* DATA EXCERPT *
===============

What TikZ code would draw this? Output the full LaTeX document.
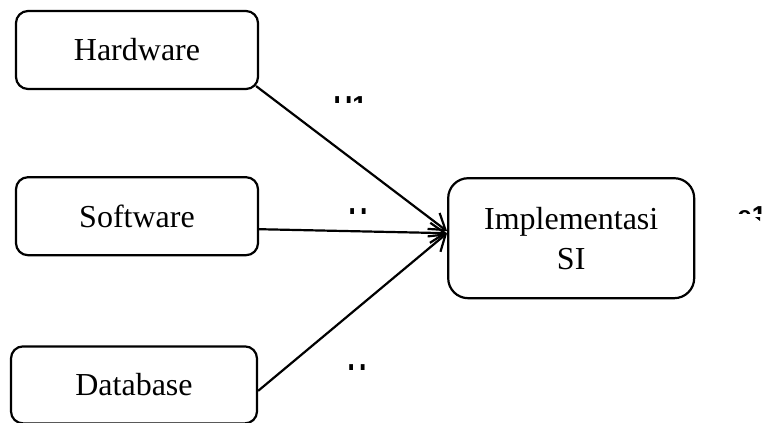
\documentclass[tikz,border=0pt]{standalone}
\usepackage{fontspec}
\setmainfont{Liberation Serif}
\newfontfamily\hintfont{Liberation Sans}
\usepackage{tikz}
\usetikzlibrary{arrows.meta, positioning, calc}

\begin{document}
\begin{tikzpicture}[
    x=0.5pt, y=-0.5pt,
    factor/.style={
        rectangle, rounded corners=6pt, draw=black, line width=1.1pt,
        minimum width=121pt, minimum height=39pt, inner sep=0pt,
        font=\fontsize{16}{20}\selectfont, align=center
    },
    arrow/.style={-{Straight Barb[length=7.5pt,width=10pt]}, line width=1.1pt},
    hint/.style={font=\hintfont\bfseries\fontsize{13}{15}\selectfont, inner sep=0pt, anchor=base west}
]
\useasboundingbox (0,0) rectangle (762,423);

% Factors
\node[factor] (hw) at (137,50) {Hardware};
\node[factor, below=43pt of hw] (sw) {Software};
\node[factor, below=44.5pt of sw, xshift=-1.5pt, minimum width=123pt, minimum height=38.5pt] (db) {Database};

% Result
\node[factor, right=94pt of sw, yshift=-11pt, rounded corners=10pt,
      minimum width=123pt, minimum height=60pt] (impl) {Implementasi\\SI};

% Arrows
\draw[arrow] ($(hw.south east)+(-3,-4)$) -- ($(impl.west)+(0,-7)$);
\draw[arrow] ($(sw.east)+(0,13)$) -- ($(impl.west)+(0,-5)$);
\draw[arrow] ($(db.east)+(0,6)$) -- ($(impl.west)+(0,-5)$);

% Clipped labels
\begin{scope}
\clip (328,96) rectangle (372,102.3);
\node[hint] (h1) at (333.2,114.9) {H1};
\end{scope}
\begin{scope}
\clip (345,207.5) rectangle (372,213);
\node[hint] (h2) at (348.2,226.6) {H};
\end{scope}
\begin{scope}
\clip (345,363.5) rectangle (372,369);
\node[hint] (h3) at (347.2,382.6) {H};
\end{scope}
\begin{scope}
\clip (730,206.5) rectangle (762,213);
\node[hint] (e1) at (737,224) {e1};
\end{scope}
\fill (755,217) -- (760,217) -- (760,221) -- cycle;

\end{tikzpicture}
\end{document}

===============

* GOAL *
Repeat the lines above, starting at the first and stopping after the line that holds "($(db.east)+(0,6)$) -- ($(impl.west)+(0,-5)$);", with the pictures left out.

* RIGHT ANSWER *
What TikZ code would draw this? Output the full LaTeX document.
\documentclass[tikz,border=0pt]{standalone}
\usepackage{fontspec}
\setmainfont{Liberation Serif}
\newfontfamily\hintfont{Liberation Sans}
\usepackage{tikz}
\usetikzlibrary{arrows.meta, positioning, calc}

\begin{document}
\begin{tikzpicture}[
    x=0.5pt, y=-0.5pt,
    factor/.style={
        rectangle, rounded corners=6pt, draw=black, line width=1.1pt,
        minimum width=121pt, minimum height=39pt, inner sep=0pt,
        font=\fontsize{16}{20}\selectfont, align=center
    },
    arrow/.style={-{Straight Barb[length=7.5pt,width=10pt]}, line width=1.1pt},
    hint/.style={font=\hintfont\bfseries\fontsize{13}{15}\selectfont, inner sep=0pt, anchor=base west}
]
\useasboundingbox (0,0) rectangle (762,423);

% Factors
\node[factor] (hw) at (137,50) {Hardware};
\node[factor, below=43pt of hw] (sw) {Software};
\node[factor, below=44.5pt of sw, xshift=-1.5pt, minimum width=123pt, minimum height=38.5pt] (db) {Database};

% Result
\node[factor, right=94pt of sw, yshift=-11pt, rounded corners=10pt,
      minimum width=123pt, minimum height=60pt] (impl) {Implementasi\\SI};

% Arrows
\draw[arrow] ($(hw.south east)+(-3,-4)$) -- ($(impl.west)+(0,-7)$);
\draw[arrow] ($(sw.east)+(0,13)$) -- ($(impl.west)+(0,-5)$);
\draw[arrow] ($(db.east)+(0,6)$) -- ($(impl.west)+(0,-5)$);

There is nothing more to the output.